Ladies and gentlemen of Denmark Inc.,
Thank you for your commitment. Please be advised that your positions will be reassigned. We appreciate your loyalty. Please pack personal items and report to Docking Bay A.
(Beat.)
We were told we were important once. “Come home,” they said. “Help us watch our mad prince.” We came, briefcases open, dignity folded. We asked small questions; we smiled the correct smiles. We were paid in promises and footnotes.
Now there is a memo. It’s very polite. It calls us “personnel adjustments.” It calls us “cost centres.” It calls us everything but human. We are to be exported, redeployed, or quietly deleted.

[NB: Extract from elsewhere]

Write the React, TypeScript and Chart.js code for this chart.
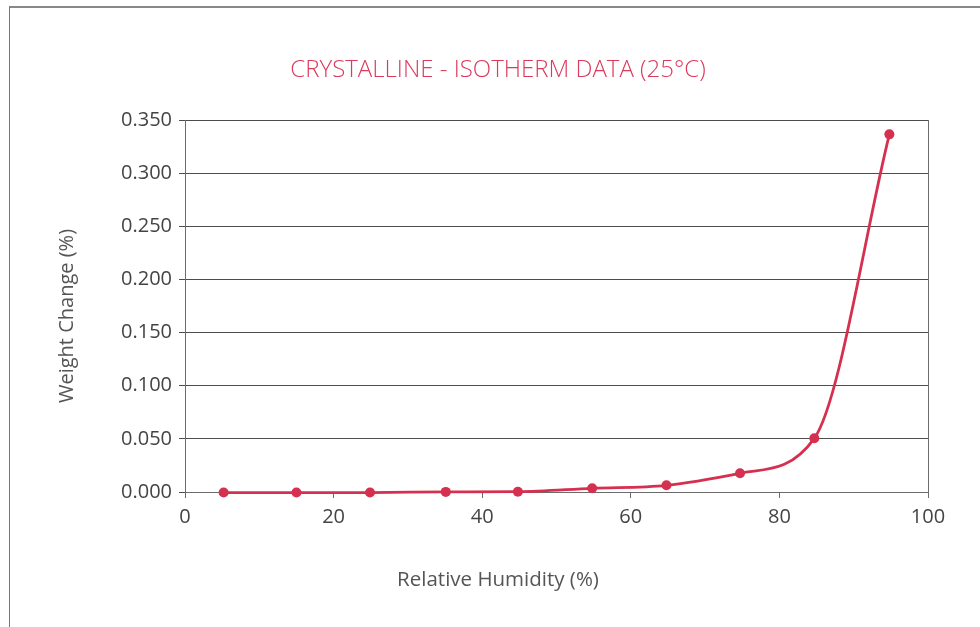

If there is a moral here, it is this: never mistake utility for love. The kingdom that raises you will also ship you out when the ledger says so. We were not tragic heroes. We were line items. Be warned, employees of the world: the wheel is big, and you are only an annexment.
Conclusion
Both Hamlet and Rosencrantz and Guildenstern Are Dead illuminate how systems be they political, cultural, or corporate marginalize individuals. Through Cultural Studies, we see that power is not always visible but always present, shaping who matters and who is forgotten.
Shakespeare began the conversation; Stoppard modernized it. Together, they remind us that to understand literature is to understand life’s hierarchies and our place within them.
References
Althusser, Louis. “Ideology and Ideological State Apparatuses.” Lenin and Philosophy and Other Essays, 1971.
Barad, Dilip. “Exploring Marginalization in Shakespeare’s Hamlet and Stoppard’s Rosencrantz and Guildenstern Are Dead.” ResearchGate, Oct. 2024, www.researchgate.net/publication/385301805_Thinking_Activity_Exploring_Marginalization_in_Shakespeare’s_Hamlet_and_Stoppard’s_Rosencrantz_and_Guildenstern_Are_Dead. Accessed 31 Oct. 2025.
Foucault, Michel. Power/Knowledge: Selected Interviews and Other Writings, 1980.
Gramsci, Antonio. Selections from the Prison Notebooks, 1971.
Greenblatt, Stephen. Renaissance Self-Fashioning, 1980.
Shakespeare, William. Hamlet. Project Gutenberg, 1999.
Stoppard, Tom. Rosencrantz and Guildenstern Are Dead. Grove Press, 1967.